Where Do Stone Countertops Come From?


Granite and Marble Quarry

Many people buying granite or marble countertops want to know where the stone comes from. It is a fascinating process that has been perfected over years and years of experience. Stone is found all over the world in mountains and valleys depending on where a particular stone color was formed by the earth. The colors within a stone are determined by the type of mineral deposits found in that region. Countries such as Brazil, Italy, and China abound with various types of granite and marble that is quarried and exported all over the world.

Quarry History

The stone is excavated through a quarrying process that requires skilled tradesman. These quarries are large developments that have been in production for decades and sometimes centuries depending on the popularity of the stone. Marble quarries may be some of the longest running quarries in production since it has been used in both construction and art for so long. The most popular use of granite and marble today is countertops, cladding, and shower surrounds, therefore these stones are quarries into slabs that can be fabricated the most effectively.

Quarrying Blocks

The quarrying process of granite and marble slabs is a captivating procedure that requires careful attention and skill. This is a dangerous line of work because the workers are cutting and maneuvering stone that weighs over 20,000 pounds. They work in manageable sections to remove large blocks from the mountainside. Different quarries use different methods to remove these large stone blocks. The modern way of quarrying stone is done with a combination of high pressure water jets, saws, and air pressure. The men work slowly and methodically to ensure their safety and accuracy.

Cutting Blocks

Once a large block has been removed from the mountainside it is prepped for production to be sliced into 2 cm or 3 cm slabs much like a loaf of bread. The stone is carefully sliced with a water-jet machine to maintain consistency and quality. These sliced blocks have raw edges that were created during the quarrying process. Some higher-end quarries that sell the most exotic stone will trim these blocks to produce rectangular slabs to make the final fabrication of the countertop easier. These blocks are divided into smaller groups called bundles to make it easier to move and handle. Bundles consist of usually 7 or 8 slabs of stone each.

Granite and Marble Slabs

Careful attention is given to the dividing and numbering of these bundles and slabs to preserve the order in which they were quarried. This number system is important so that if a kitchen requires more than one slab, the fabricator could use sequential slabs to try to keep the same coloration or veining throughout the job.
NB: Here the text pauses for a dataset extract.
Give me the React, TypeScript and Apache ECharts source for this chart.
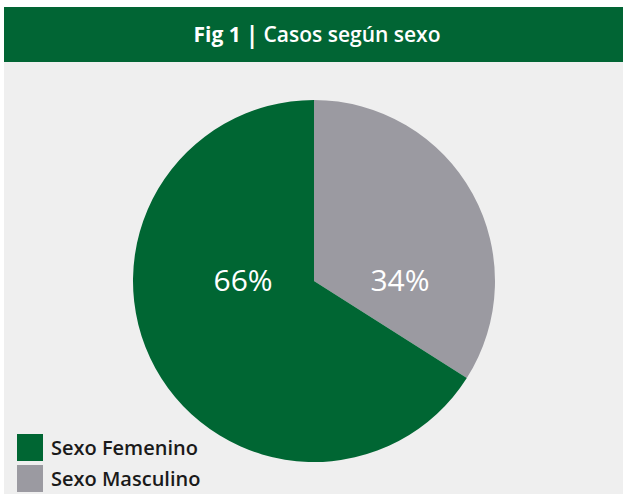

Stone is a natural resource found in the earth and each slab is unique to itself. No two slabs are alike. The veining found in stone is the result of fissures and concentrations of minerals that deposit or collect together. These veins have a beginning and an end both horizontally and vertically within the mountain. Therefore, when the stone is quarried and cut into slabs one piece may have a vein that the next one does not. This natural variation is also one of the reasons that granite and marble countertops add such great value to a kitchen or bathroom.